As for Warner (in French texts "an English captain called Waërnard"); he
had no commission from the King of England but represented a private
It is deceiving to say " a damaged ship was given permission to put in for urgent repairs at Basseterre". There was no government, and 'Basse-Terre' would have been the French part of the island, which proves there were on Englishmen there.
In fact, when D'Esnambuc disembarked in St. Christopher, "he met on this island several Frenchmen who had arrived there in different ways and at different times, who lived wisely with the savages" ( Fr. J.B. DuTertre, Histoire Générale des Antilles habitées par les français, ed. T. Jolly, 1667-1671). According to other documents it appears that these Frenchmen had settled there to produce tobacco and were Normands and Protestant.
D'Esnambuc returned to France and returned to St. Christophe with a commission from Cardinal de Richelieu. This, then, was the first Official colonization of the island by France. It was not "the first attempt to colonize the Caribbean".
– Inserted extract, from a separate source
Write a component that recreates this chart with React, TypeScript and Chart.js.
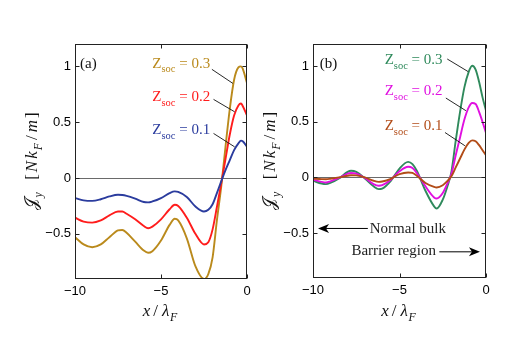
import React, { useEffect, useRef } from "react";
import { Chart, registerables } from "chart.js";
Chart.register(...registerables);

// ---------- data ----------
const xA = [-10, -9.5, -9, -8.5, -8, -7.5, -7.25, -7, -6.5, -6, -5.75, -5.5, -5, -4.5, -4.2, -4, -3.5, -3, -2.5, -2.25, -2, -1.75, -1.5, -1.25, -1, -0.75, -0.5, -0.35, -0.25, 0];
const jA01 = [-0.18, -0.2, -0.205, -0.19, -0.165, -0.15, -0.152, -0.16, -0.185, -0.215, -0.218, -0.21, -0.18, -0.135, -0.12, -0.125, -0.17, -0.255, -0.3, -0.285, -0.235, -0.135, -0.03, 0.07, 0.16, 0.25, 0.31, 0.335, 0.33, 0.28];
const jA02 = [-0.355, -0.39, -0.4, -0.38, -0.335, -0.3, -0.3, -0.32, -0.37, -0.43, -0.45, -0.435, -0.37, -0.28, -0.24, -0.25, -0.355, -0.5, -0.595, -0.575, -0.46, -0.26, -0.05, 0.17, 0.39, 0.56, 0.65, 0.667, 0.645, 0.56];
const jA03 = [-0.53, -0.595, -0.62, -0.595, -0.53, -0.47, -0.465, -0.49, -0.57, -0.65, -0.67, -0.655, -0.56, -0.42, -0.365, -0.38, -0.54, -0.79, -0.905, -0.86, -0.71, -0.38, -0.08, 0.28, 0.62, 0.88, 0.99, 1.0, 0.98, 0.85];

const xB = [-10, -9.5, -9.25, -9, -8.5, -8, -7.8, -7.5, -7, -6.5, -6.2, -6, -5.5, -5, -4.5, -4.25, -4, -3.5, -3, -2.85, -2.5, -2.25, -2, -1.75, -1.5, -1.25, -1, -0.8, -0.6, -0.4, -0.2, 0];
const jB01 = [-0.01, -0.015, -0.016, -0.012, 0.0, 0.015, 0.02, 0.018, 0.0, -0.03, -0.04, -0.037, -0.012, 0.03, 0.045, 0.04, 0.015, -0.05, -0.085, -0.09, -0.07, -0.035, 0.01, 0.09, 0.17, 0.25, 0.31, 0.333, 0.325, 0.29, 0.245, 0.2];
const jB02 = [-0.02, -0.04, -0.045, -0.035, -0.005, 0.035, 0.04, 0.035, -0.005, -0.06, -0.075, -0.07, -0.02, 0.055, 0.096, 0.085, 0.04, -0.08, -0.18, -0.19, -0.14, -0.06, 0.03, 0.2, 0.36, 0.52, 0.63, 0.67, 0.66, 0.59, 0.5, 0.4];
const jB03 = [-0.03, -0.055, -0.06, -0.05, -0.01, 0.05, 0.06, 0.05, -0.01, -0.08, -0.105, -0.1, -0.03, 0.08, 0.14, 0.12, 0.06, -0.12, -0.26, -0.28, -0.2, -0.09, 0.05, 0.33, 0.59, 0.81, 0.95, 1.005, 0.97, 0.86, 0.72, 0.6];

const xTicks = [-10, -5, 0];
const yTicks = [-0.5, 0, 0.5, 1];
const zValues = ["0.1", "0.2", "0.3"];

// ---------- styles ----------
const SERIF = '"Liberation Serif", "DejaVu Serif", serif';
const SANS = '"Liberation Sans", Arial, sans-serif';
const colorsA = ["#2B3C9E", "#FF1C1C", "#BA8A1C"];
const colorsB = ["#B24C18", "#E010E0", "#2F8A5C"];

type Seg = { t: string; i?: boolean; s?: boolean; g?: number };

function segFont(seg: Seg, size: number) {
  const sz = seg.s ? size * 0.7 : size;
  return `${seg.i ? "italic " : ""}${sz}px ${SERIF}`;
}
function mathWidth(ctx: CanvasRenderingContext2D, segs: Seg[], size: number) {
  let w = 0;
  for (const s of segs) {
    ctx.font = segFont(s, size);
    w += ctx.measureText(s.t).width + (s.g || 0);
  }
  return w;
}
function drawMath(ctx: CanvasRenderingContext2D, segs: Seg[], x: number, y: number, size: number, align: string, color: string) {
  const w = mathWidth(ctx, segs, size);
  let cx = align === "left" ? x : align === "right" ? x - w : x - w / 2;
  ctx.fillStyle = color;
  ctx.textAlign = "left";
  ctx.textBaseline = "alphabetic";
  for (const s of segs) {
    ctx.font = segFont(s, size);
    ctx.fillText(s.t, cx, y + (s.s ? size * 0.3 : 0));
    cx += ctx.measureText(s.t).width + (s.g || 0);
  }
}
function drawArrow(ctx: CanvasRenderingContext2D, x1: number, y1: number, x2: number, y2: number) {
  const dx = x2 - x1, dy = y2 - y1;
  const L = Math.hypot(dx, dy);
  const ux = dx / L, uy = dy / L;
  const hl = 11, hw = 4.5, notch = 3;
  ctx.save();
  ctx.strokeStyle = "#000";
  ctx.fillStyle = "#000";
  ctx.lineWidth = 1;
  ctx.beginPath();
  ctx.moveTo(x1, y1);
  ctx.lineTo(x2 - ux * (hl - notch), y2 - uy * (hl - notch));
  ctx.stroke();
  ctx.beginPath();
  ctx.moveTo(x2, y2);
  ctx.lineTo(x2 - ux * hl - uy * hw, y2 - uy * hl + ux * hw);
  ctx.lineTo(x2 - ux * (hl - notch), y2 - uy * (hl - notch));
  ctx.lineTo(x2 - ux * hl + uy * hw, y2 - uy * hl - ux * hw);
  ctx.closePath();
  ctx.fill();
  ctx.restore();
}

const fmt = (v: number) => (v < 0 ? "\u2212" + String(Math.abs(v)) : String(v));

const xTitle: Seg[] = [{ t: "x", i: true, g: 3 }, { t: "/", g: 4 }, { t: "\u03BB", i: true, g: 0.5 }, { t: "F", i: true, s: true }];
const yTitle: Seg[] = [
  { t: "\uD835\uDCA5", g: 0.5 }, { t: "y", i: true, s: true }, { t: "\u2002", g: 4 }, { t: "[", g: 2 }, { t: "N", i: true, g: 2 }, { t: "k", i: true, g: 1 },
  { t: "F", i: true, s: true, g: 3 }, { t: "/", g: 3 }, { t: "m", i: true, g: 2 }, { t: "]" },
];

type Annot = {
  tag: string;
  tagPos: [number, number];
  labelX: number;
  labelY: number[];
  leaders: number[][];
  colors: string[];
  arrows?: { from: [number, number]; to: [number, number]; text: string; textPos: [number, number] }[];
};

function decorPlugin(id: string, an: Annot) {
  return {
    id,
    beforeDatasetsDraw(chart: any) {
      const { ctx, chartArea: ca, scales } = chart;
      const y0 = Math.round(scales.y.getPixelForValue(0)) + 0.5;
      ctx.save();
      ctx.strokeStyle = "#6a6a6a";
      ctx.lineWidth = 1;
      ctx.beginPath();
      ctx.moveTo(ca.left, y0);
      ctx.lineTo(ca.right, y0);
      ctx.stroke();
      ctx.restore();
    },
    afterDraw(chart: any) {
      const { ctx, chartArea: ca, scales } = chart;
      const sx = scales.x, sy = scales.y;
      const L = Math.round(ca.left) + 0.5, R = Math.round(ca.right) - 0.5;
      const T = Math.round(ca.top) + 0.5, B = Math.round(ca.bottom) - 0.5;
      ctx.save();
      ctx.strokeStyle = "#222";
      ctx.lineWidth = 1;
      ctx.strokeRect(L, T, R - L, B - T);
      const tl = 4;
      ctx.beginPath();
      for (const v of xTicks) {
        const px = Math.round(sx.getPixelForValue(v)) + 0.5;
        ctx.moveTo(px, B); ctx.lineTo(px, B - tl);
        ctx.moveTo(px, T); ctx.lineTo(px, T + tl);
      }
      for (const v of yTicks) {
        const py = Math.round(sy.getPixelForValue(v)) + 0.5;
        ctx.moveTo(L, py); ctx.lineTo(L + tl, py);
        ctx.moveTo(R, py); ctx.lineTo(R - tl, py);
      }
      ctx.stroke();

      // axis titles
      drawMath(ctx, xTitle, (ca.left + ca.right) / 2 - 1, 316, 17, "center", "#111");
      ctx.save();
      ctx.translate(ca.left - 38, (ca.top + ca.bottom) / 2);
      ctx.rotate(-Math.PI / 2);
      drawMath(ctx, yTitle, 0, 0, 17, "center", "#111");
      ctx.restore();

      // panel tag
      ctx.font = `15px ${SERIF}`;
      ctx.fillStyle = "#111";
      ctx.textAlign = "left";
      ctx.textBaseline = "alphabetic";
      ctx.fillText(an.tag, sx.getPixelForValue(an.tagPos[0]), sy.getPixelForValue(an.tagPos[1]));

      // Z_soc labels with leader lines
      for (let k = 0; k < 3; k++) {
        const segs: Seg[] = [{ t: "Z" }, { t: "soc", s: true }, { t: " = " + zValues[k] }];
        drawMath(ctx, segs, sx.getPixelForValue(an.labelX), sy.getPixelForValue(an.labelY[k]), 15, "right", an.colors[k]);
        const ld = an.leaders[k];
        ctx.strokeStyle = "#111";
        ctx.lineWidth = 0.9;
        ctx.beginPath();
        ctx.moveTo(sx.getPixelForValue(ld[0]), sy.getPixelForValue(ld[1]));
        ctx.lineTo(sx.getPixelForValue(ld[2]), sy.getPixelForValue(ld[3]));
        ctx.stroke();
      }

      // arrows
      if (an.arrows) {
        for (const a of an.arrows) {
          drawArrow(ctx, sx.getPixelForValue(a.from[0]), sy.getPixelForValue(a.from[1]), sx.getPixelForValue(a.to[0]), sy.getPixelForValue(a.to[1]));
          ctx.font = `15px ${SERIF}`;
          ctx.fillStyle = "#222";
          ctx.textAlign = "left";
          ctx.textBaseline = "alphabetic";
          ctx.fillText(a.text, sx.getPixelForValue(a.textPos[0]), sy.getPixelForValue(a.textPos[1]));
        }
      }
      ctx.restore();
    },
  };
}

function buildConfig(xs: number[], series: number[][], colors: string[], padRight: number, yWidth: number, xHeight: number, plugin: any) {
  return {
    type: "line" as const,
    data: {
      datasets: series.map((vals, k) => ({
        data: xs.map((x, i) => ({ x, y: vals[i] })),
        borderColor: colors[k],
        borderWidth: 1.9,
        pointRadius: 0,
        fill: false,
        cubicInterpolationMode: "monotone" as const,
      })),
    },
    options: {
      responsive: false,
      animation: false as const,
      devicePixelRatio: 1,
      events: [],
      layout: { padding: { left: 0, top: 44, right: padRight, bottom: 0 } },
      plugins: { legend: { display: false }, tooltip: { enabled: false }, title: { display: false } },
      scales: {
        x: {
          type: "linear" as const,
          min: -10,
          max: 0,
          afterBuildTicks: (s: any) => { s.ticks = xTicks.map((v) => ({ value: v })); },
          afterFit: (s: any) => { s.height = xHeight; },
          ticks: { font: { family: SANS, size: 13 }, color: "#000", padding: 5, maxRotation: 0, autoSkip: false, callback: (v: any) => fmt(Number(v)) },
          grid: { display: false, drawTicks: false },
          border: { display: false },
        },
        y: {
          type: "linear" as const,
          min: -0.9,
          max: 1.2,
          afterBuildTicks: (s: any) => { s.ticks = yTicks.map((v) => ({ value: v })); },
          afterFit: (s: any) => { s.width = yWidth; },
          ticks: { font: { family: SANS, size: 13 }, color: "#000", padding: 4, autoSkip: false, callback: (v: any) => fmt(Number(v)) },
          grid: { display: false, drawTicks: false },
          border: { display: false },
        },
      },
    },
    plugins: [plugin],
  };
}

const annotA: Annot = {
  tag: "(a)",
  tagPos: [-9.71, 0.985],
  labelX: -2.14,
  labelY: [0.391, 0.689, 0.988],
  leaders: [
    [-1.945, 0.399, -0.72, 0.279],
    [-1.945, 0.704, -0.72, 0.593],
    [-2.04, 0.973, -0.82, 0.847],
  ],
  colors: colorsA,
};
const annotB: Annot = {
  tag: "(b)",
  tagPos: [-9.61, 0.984],
  labelX: -2.51,
  labelY: [0.426, 0.741, 1.02],
  leaders: [
    [-2.37, 0.404, -1.22, 0.285],
    [-2.32, 0.714, -1.16, 0.6],
    [-2.24, 1.065, -1.025, 0.951],
  ],
  colors: colorsB,
  arrows: [
    { from: [-6.83, -0.459], to: [-9.71, -0.459], text: "Normal bulk", textPos: [-6.72, -0.504] },
    { from: [-2.7, -0.669], to: [-0.35, -0.669], text: "Barrier region", textPos: [-7.78, -0.699] },
  ],
};

export default function App() {
  const refA = useRef<HTMLCanvasElement>(null);
  const refB = useRef<HTMLCanvasElement>(null);
  useEffect(() => {
    const a = new Chart(refA.current as HTMLCanvasElement, buildConfig(xA, [jA01, jA02, jA03], colorsA, 284, 75, 63.5, decorPlugin("decorA", annotA)) as any);
    const b = new Chart(refB.current as HTMLCanvasElement, buildConfig(xB, [jB01, jB02, jB03], colorsB, 45, 313, 64.5, decorPlugin("decorB", annotB)) as any);
    return () => {
      a.destroy();
      b.destroy();
    };
  }, []);
  return (
    <div style={{ position: "absolute", left: 0, top: 0, width: 531, height: 342, background: "#fff" }}>
      <canvas ref={refA} width={531} height={342} style={{ position: "absolute", left: 0, top: 0 }} />
      <canvas ref={refB} width={531} height={342} style={{ position: "absolute", left: 0, top: 0 }} />
    </div>
  );
}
In fact, it can be said that the French and the English took possession of St. Christophe/St. Christopher at the same time, and that they became allies to oppose the Caribs and the Spanish. They were supported by the Dutch who came to the island to find the salt with from which they derived great profit (using it to salt cod).
It would be interesting to know what, if any, incontrovertible documentation the French and the English were able to produce at the time of the treaties; and so which of them could claim to have been the first to have taken possession of St.Christophe/ St.Christopher.
From 1626 to 1666 the English and the French lived in peace under the
threat of the Caribs and the Spanish.
In 1666, for the first time the war between France and England had repercussions in the Caribbean . On 20 January of that year, the French and English governors renewed the agreement they had made in 1626, according to which and among other provisions, they undertook not to go to war themselves even if their sovereigns did so in Europe. Willoughby, Governor General of the English islands refused to ratify this accord.
War was declared on 26 January. The French conquered the English portion of the island (April 1666) and the English who did not want to become "subjects of the King of France" had the possibility of leaving and selling their possessions to the French. In 1667 the English recovered their territory by the Treaty of Breda. The French Archives has lists of English inhabitants who reclaimed their goods before a notary.
In June 1690, Codrington took over the French portion of St. Christophe/ St. Christopher. The English wanted to prevent the return of the French in the event a peace would be signed. The French families were dispersed in a horrible way: the women and children on a boat to France, certain men and children were sent to Martinique, others to St. Domingue, etc. Certain families were never reunited, and that is why one finds branches of the same family in different Caribbean islands.
In 1697, the French part of St. Christophe/St. Christopher was returned by the English, but it was completely ruined and pillaged. Few families returned.
On 16 July 1702, St. Christophe/St. Christopher again fell into the
hands of the English.
In 1706, the French retook St. Christophe/St. Christopher, but did not keep it.
On 11 April 1713, the Treaty of Utrecht spelled out the definitive loss of the island by France.
In 1782 (the war of independence) St. Christophe/St. Christopher was
taken by the French.
On 3 September 1783, The Treaty of Versailles gave St. Christophe/ St. Christopher to the English.
Note to genealogists:
1. A magnificent census of 1671 exists, the nominative section of which
has been published by the Centre de Généalogie et d'Histoire des Isles
2. There are almost no registers of Baptisms, marriages, or deaths for the French period.
3. In 1689 the French populations of St. Martin and St. Barthélemy were transported to St. Christophe.
4. An undated census exists (in reality that of 1689 or 1690) in which those who came from St. Barthélemy and St. Martin are recorded.
5. On the history of the French portion of St. Christophe/St. Christopher, the work of Fr. Du Tertre must be consulted.
6. St. Christophe was the cradle of the French Caribbean, and it is a matter of some pride for a Caribbean family to be able to claim as an ancestor a settler on this island.
7. Of great interest is Trois Siècles d'Histoire antillaise: Martinique et Guadeloupe de 1635 à nos jours by Alfred Martineau and L. P. May (Société de l'Histoire des colonies françaises et Librairie Leroux, Paris, 1935. 282 pp.) The first chapter is entitled : The Origins of St. Christophe.
About the 'Baedeker', we have at hand the French edition published by
Hachette "completely updated" (???). Regarding Guadeloupe we found:
"In the first half of the eighteenth century, other crops were cultivated (than sugar cane) notably indigo, then cotton, coffee, cocoa and tobacco. The labour force was recruited from among freed transportees, Protestants, loose women and black African slaves." And, (preceded of course, by the words, "it is thought"), the habitual myths about the white Matignon, Victor Hugues, and the Grimaldi family. We hope that one day authors and editors or tourist guides would avail themselves of historians and genealogists to avoid publishing nonsense under cover of exoticism.